The normal Internet in China is already among the world's most restricted.
"The fact that the Chinese authorities had to resort to shutting down and cutting off the entire infrastructure ... is indicative of the difficulty they are having in controlling cyberspace," Rohozinski said.
"You can look at news or movies. That's it. It's all one-way," said a 23-year-old from Urumqi, who sat a few screens away from Zhao and was clicking between an e-mail account and a Russian-language Web site. He'd been online for 11 hours. He didn't give his name because he's half Uighur and was worried about retribution from authorities.
Liuyuan has little more to offer the Xinjiang refugees besides its Internet connection and its steady supply of cross-country trains. "You don't want to stay here," said the desk clerk at the Liutie Hotel, the only guesthouse in town. Most people who get off the train are headed for the famous oasis of Dunhuang, two hours to the south.
On Sunday, most of the Xinjiang customers bolted back home after hearing word that mobile phone text-messaging services had finally resumed. The region's mobile phone users sent 42.84 million text messages the first day of service alone, the state-run Xinhua News Agency reported.
Users are still limited to no more than 20 texts per day, with no international service. International calls from Xinjiang were blocked, but the official Xinhua News Service reported that they were now allowed, starting Wednesday.
One Xinjiang woman who wanted to chat with her American husband finally took an overnight bus to neighboring Kazakhstan to get online.
"It's like a social experiment — what would happen if we take away the Internet?" said the husband, Kevin Komoroski, who lives in Missouri. He said their work on her U.S. visa application has slowed to a crawl and now relies on air mail. "No one at any sort of level knows when it will end."
An international scientific conference was relocated outside the region. A board member of an international academic association travels regularly to Beijing, 1,800 miles from Urumqi, to check her e-mail. The Federal Express office in Urumqi tells customers to check orders by phone instead.
The Xinjiang government has said foreign investment and tourism were "seriously" affected last year, though it points to the July violence alone. Import-export business fell 38.8 percent in the first nine months of last year, dropping almost 18 percentage points more than the rest of China, it said in a report this month.
"We're like deaf people now," said Wei Chengzhi, who works in the online service office of Xinjiang Wind Energy Co. Ltd. "We're working on a joint project with a partner company in Shanghai. We can't communicate with them.
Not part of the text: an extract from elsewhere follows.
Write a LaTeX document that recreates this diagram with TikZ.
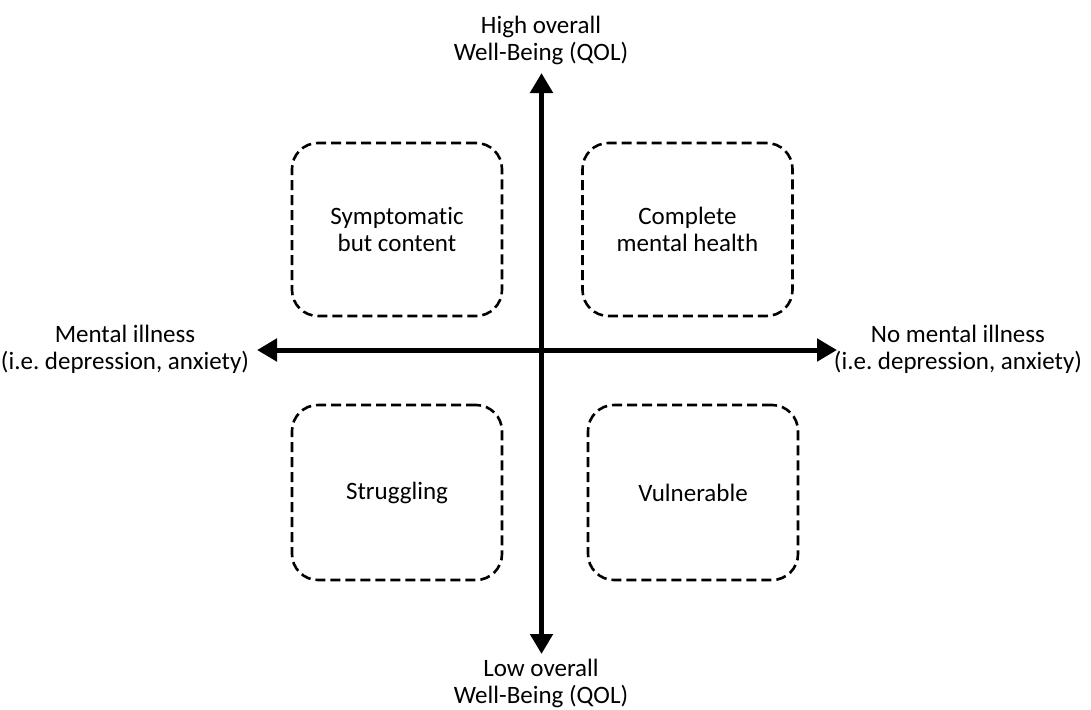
\documentclass[tikz,border=0pt]{standalone}
\usepackage{fontspec}
\setmainfont{Carlito}[Ligatures={NoCommon}]
\usetikzlibrary{arrows.meta}
\frenchspacing
\begin{document}
\begin{tikzpicture}[x=1pt,y=-1pt,
  quad/.style={draw=black, line width=2.6pt, dash pattern=on 10pt off 5pt,
    rounded corners=26pt, minimum width=210pt, inner sep=0pt},
  axis/.style={line width=5pt, -{Triangle[width=22pt,length=20pt]}},
  lbl/.style={align=center, inner sep=0pt},
  every node/.style={font=\fontsize{25}{27}\selectfont}]
\useasboundingbox (0,0) rectangle (1091,709);

% four quadrant boxes
\node[quad, minimum height=173pt, align=center] (tl) at (397,229.5) {Symptomatic\\but content};
\node[quad, minimum height=173pt, align=center] (tr) at (687.5,229.5) {Complete\\mental health};
\node[quad, minimum height=175pt] (bl) at (397,492.5) {Struggling};
\node[quad, minimum height=175pt] (br) at (693,492.5) {Vulnerable};

% axis ends and center
\coordinate (o) at (541.5,350);
\coordinate (top) at (541.5,73);
\coordinate (bot) at (541.5,654);
\coordinate (lft) at (257,350);
\coordinate (rgt) at (837,350);

\draw[axis] (o) -- (top);
\draw[axis] (o) -- (bot);
\draw[axis] (o) -- (lft);
\draw[axis] (o) -- (rgt);

% axis labels
\node[lbl] (tlab) at (541,40) {High overall\\Well-Being (QOL)};
\node[lbl] (blab) at (541,683) {Low overall\\Well-Being (QOL)};
\node[lbl] (llab) at (125,349) {Mental illness\\(i.e. depression, anxiety)};
\node[lbl] (rlab) at (958,349) {No mental illness\\(i.e. depression, anxiety)};
\end{tikzpicture}
\end{document}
Nor can we do any online research."
Xinjiang's commerce department says it now offers Internet access to companies that can get approval from the local foreign trade or foreign investment office, but only on weekdays.
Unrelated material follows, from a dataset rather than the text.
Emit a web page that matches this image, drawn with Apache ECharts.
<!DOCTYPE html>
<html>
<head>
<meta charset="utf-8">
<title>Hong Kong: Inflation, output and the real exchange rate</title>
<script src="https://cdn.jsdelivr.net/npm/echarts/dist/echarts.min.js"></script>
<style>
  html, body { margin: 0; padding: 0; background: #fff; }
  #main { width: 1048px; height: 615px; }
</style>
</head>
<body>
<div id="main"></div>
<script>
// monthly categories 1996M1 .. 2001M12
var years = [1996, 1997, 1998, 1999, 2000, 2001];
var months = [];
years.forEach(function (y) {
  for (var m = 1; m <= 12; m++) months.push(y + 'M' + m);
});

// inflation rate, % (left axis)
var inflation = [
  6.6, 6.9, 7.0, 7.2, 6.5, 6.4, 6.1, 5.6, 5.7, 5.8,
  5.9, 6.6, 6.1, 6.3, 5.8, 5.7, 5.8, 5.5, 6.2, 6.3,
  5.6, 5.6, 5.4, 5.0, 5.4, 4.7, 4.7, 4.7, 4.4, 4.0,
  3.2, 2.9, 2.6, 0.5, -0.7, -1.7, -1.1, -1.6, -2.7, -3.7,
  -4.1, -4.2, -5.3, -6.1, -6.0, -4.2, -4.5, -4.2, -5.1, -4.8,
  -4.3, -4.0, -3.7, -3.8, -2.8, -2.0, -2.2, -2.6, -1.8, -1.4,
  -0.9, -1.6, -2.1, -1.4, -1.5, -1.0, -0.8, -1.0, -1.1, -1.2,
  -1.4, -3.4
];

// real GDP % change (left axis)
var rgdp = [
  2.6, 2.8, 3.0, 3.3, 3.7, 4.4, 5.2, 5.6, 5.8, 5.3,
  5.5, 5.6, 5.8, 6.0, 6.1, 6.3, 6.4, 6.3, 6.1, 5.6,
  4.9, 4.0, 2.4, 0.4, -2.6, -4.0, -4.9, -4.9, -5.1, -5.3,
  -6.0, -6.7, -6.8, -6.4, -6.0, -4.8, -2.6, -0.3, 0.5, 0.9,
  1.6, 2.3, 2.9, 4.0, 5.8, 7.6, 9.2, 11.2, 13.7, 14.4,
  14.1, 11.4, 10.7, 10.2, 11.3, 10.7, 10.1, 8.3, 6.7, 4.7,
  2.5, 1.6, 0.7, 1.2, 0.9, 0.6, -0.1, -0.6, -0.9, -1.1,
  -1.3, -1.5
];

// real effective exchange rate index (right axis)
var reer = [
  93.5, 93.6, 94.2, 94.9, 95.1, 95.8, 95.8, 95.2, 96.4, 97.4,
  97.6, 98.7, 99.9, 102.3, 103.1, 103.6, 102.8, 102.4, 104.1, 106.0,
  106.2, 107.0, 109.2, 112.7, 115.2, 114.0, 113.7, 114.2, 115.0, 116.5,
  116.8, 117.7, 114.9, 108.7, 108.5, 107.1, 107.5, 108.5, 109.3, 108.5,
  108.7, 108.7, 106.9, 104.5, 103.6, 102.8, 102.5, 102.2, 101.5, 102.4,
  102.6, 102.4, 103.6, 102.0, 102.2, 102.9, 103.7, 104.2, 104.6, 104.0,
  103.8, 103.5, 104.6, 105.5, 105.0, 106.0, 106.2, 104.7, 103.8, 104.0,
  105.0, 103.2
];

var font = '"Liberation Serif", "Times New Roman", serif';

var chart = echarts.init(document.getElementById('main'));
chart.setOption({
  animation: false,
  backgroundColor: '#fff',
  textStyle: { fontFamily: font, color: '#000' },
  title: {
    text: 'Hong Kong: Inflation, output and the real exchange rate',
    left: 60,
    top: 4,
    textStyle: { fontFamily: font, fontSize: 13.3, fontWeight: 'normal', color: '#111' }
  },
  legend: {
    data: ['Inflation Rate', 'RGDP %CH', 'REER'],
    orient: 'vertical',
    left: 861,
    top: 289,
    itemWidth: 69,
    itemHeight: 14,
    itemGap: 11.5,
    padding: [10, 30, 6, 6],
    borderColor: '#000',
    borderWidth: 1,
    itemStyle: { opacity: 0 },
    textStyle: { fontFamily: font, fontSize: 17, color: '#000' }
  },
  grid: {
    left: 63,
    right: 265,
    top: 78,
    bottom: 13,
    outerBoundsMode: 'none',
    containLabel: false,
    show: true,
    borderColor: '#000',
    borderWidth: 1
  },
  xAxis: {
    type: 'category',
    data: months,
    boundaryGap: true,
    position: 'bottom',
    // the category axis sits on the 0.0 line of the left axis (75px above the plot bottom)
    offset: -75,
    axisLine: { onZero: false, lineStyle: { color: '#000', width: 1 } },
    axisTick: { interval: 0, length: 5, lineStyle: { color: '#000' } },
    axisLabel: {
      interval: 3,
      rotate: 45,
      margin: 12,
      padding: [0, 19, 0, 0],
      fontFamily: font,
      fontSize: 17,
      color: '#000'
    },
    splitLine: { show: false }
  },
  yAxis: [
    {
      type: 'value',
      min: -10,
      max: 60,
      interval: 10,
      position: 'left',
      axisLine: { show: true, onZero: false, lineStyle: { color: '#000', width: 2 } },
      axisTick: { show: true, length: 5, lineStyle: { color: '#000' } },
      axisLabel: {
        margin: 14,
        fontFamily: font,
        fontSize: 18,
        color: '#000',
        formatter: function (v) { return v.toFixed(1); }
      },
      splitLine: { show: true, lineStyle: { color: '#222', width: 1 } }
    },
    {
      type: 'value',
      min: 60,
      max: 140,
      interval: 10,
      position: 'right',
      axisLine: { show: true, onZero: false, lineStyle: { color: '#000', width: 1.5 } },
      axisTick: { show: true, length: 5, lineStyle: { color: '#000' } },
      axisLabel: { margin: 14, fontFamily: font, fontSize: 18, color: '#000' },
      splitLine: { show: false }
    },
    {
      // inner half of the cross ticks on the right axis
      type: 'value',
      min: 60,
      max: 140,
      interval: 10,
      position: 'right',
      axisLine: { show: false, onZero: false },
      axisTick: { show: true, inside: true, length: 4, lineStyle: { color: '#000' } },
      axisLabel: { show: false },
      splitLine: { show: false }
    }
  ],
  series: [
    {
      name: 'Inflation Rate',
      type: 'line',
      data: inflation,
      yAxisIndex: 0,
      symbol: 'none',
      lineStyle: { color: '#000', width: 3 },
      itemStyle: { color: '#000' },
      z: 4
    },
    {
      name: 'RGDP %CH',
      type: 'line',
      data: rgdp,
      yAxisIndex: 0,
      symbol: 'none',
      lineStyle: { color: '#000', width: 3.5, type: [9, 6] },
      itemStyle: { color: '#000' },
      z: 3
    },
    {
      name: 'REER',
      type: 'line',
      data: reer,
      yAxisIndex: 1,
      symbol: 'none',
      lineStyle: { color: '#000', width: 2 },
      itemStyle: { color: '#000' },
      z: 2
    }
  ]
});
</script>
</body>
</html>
One business owner couldn't wait. Just after the riots, Ma Hui and her husband took off on a three-day road trip east to Beijing to keep their dried fruit company going. Since then, her husband has lived in the capital to deal with online orders, while Ma lives in Urumqi and handles the product.
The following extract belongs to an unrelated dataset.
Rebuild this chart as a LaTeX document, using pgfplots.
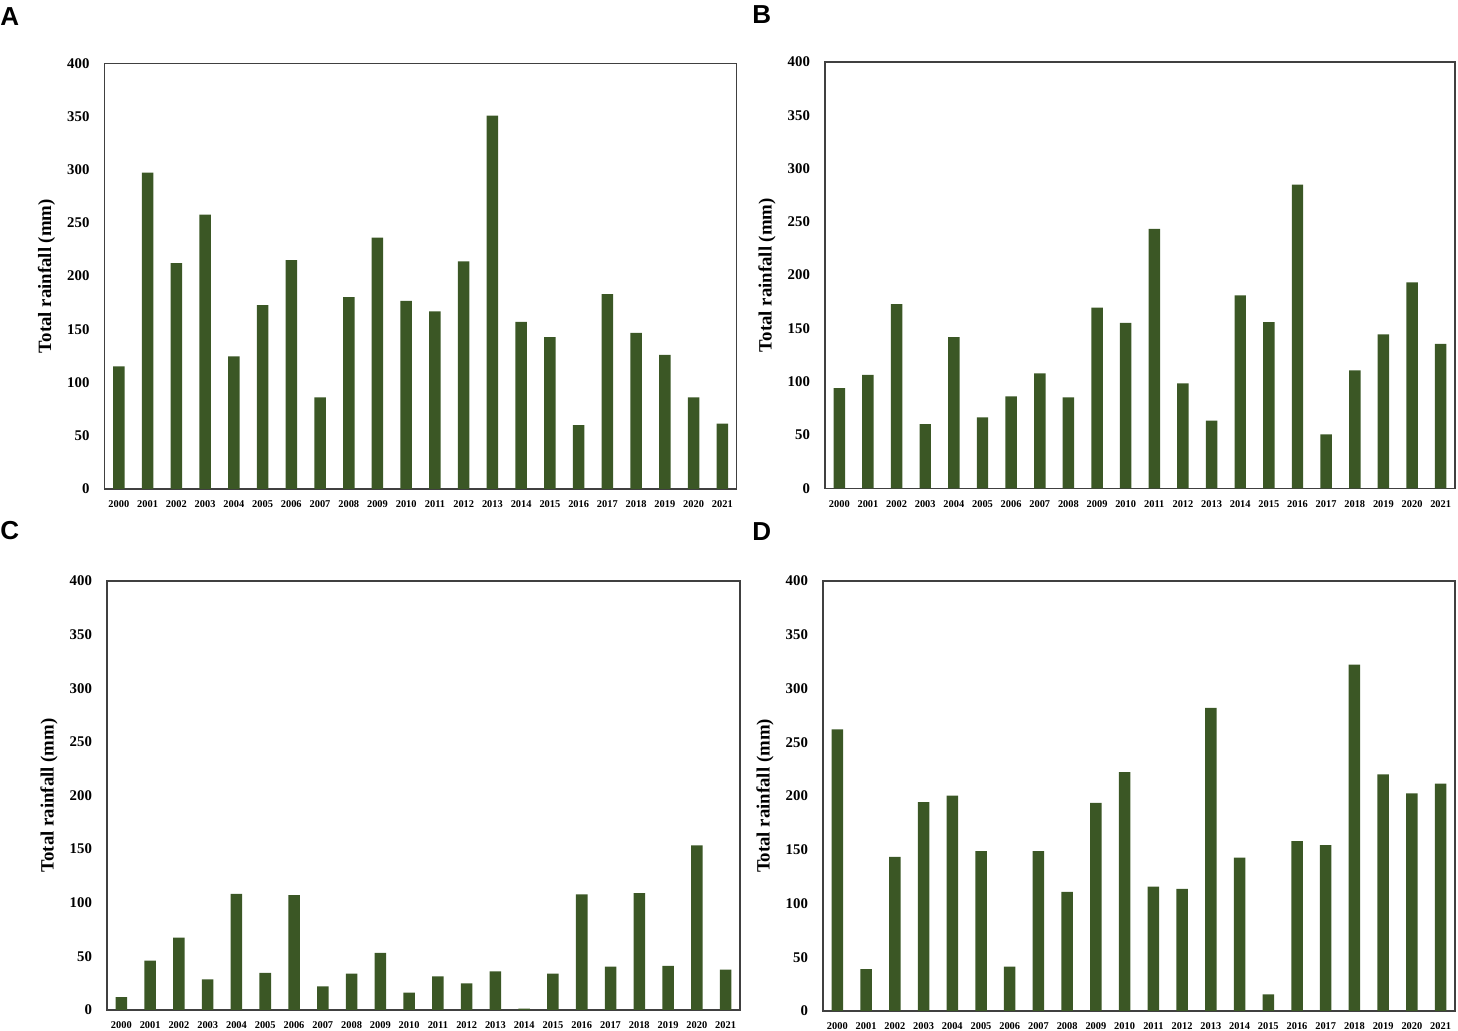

"We've been married three years and we've never lived apart before," she said. "We don't know when to expect the Internet to come back to normal."
One person who doesn't mind the blackout is the owner of Liuyuan's Easy Connection Internet Cafe, who wouldn't give his name but said he was quite happy with the increased business.
As night fell in Liuyuan, Zhao sighed and returned to her work online. She had three more hours before taking the overnight train home to Urumqi, but she expected to be back and online Saturday morning.
It's easy to recognize her fellow refugees by their computer bags, Zhao said.
"You should go to Jiuquan," the next major stop east along the railway, she said. "It's a bigger city, and even more people go there. They check into the hotels and use the broadband."
A faster connection — another 200 miles (320 kilometers) away.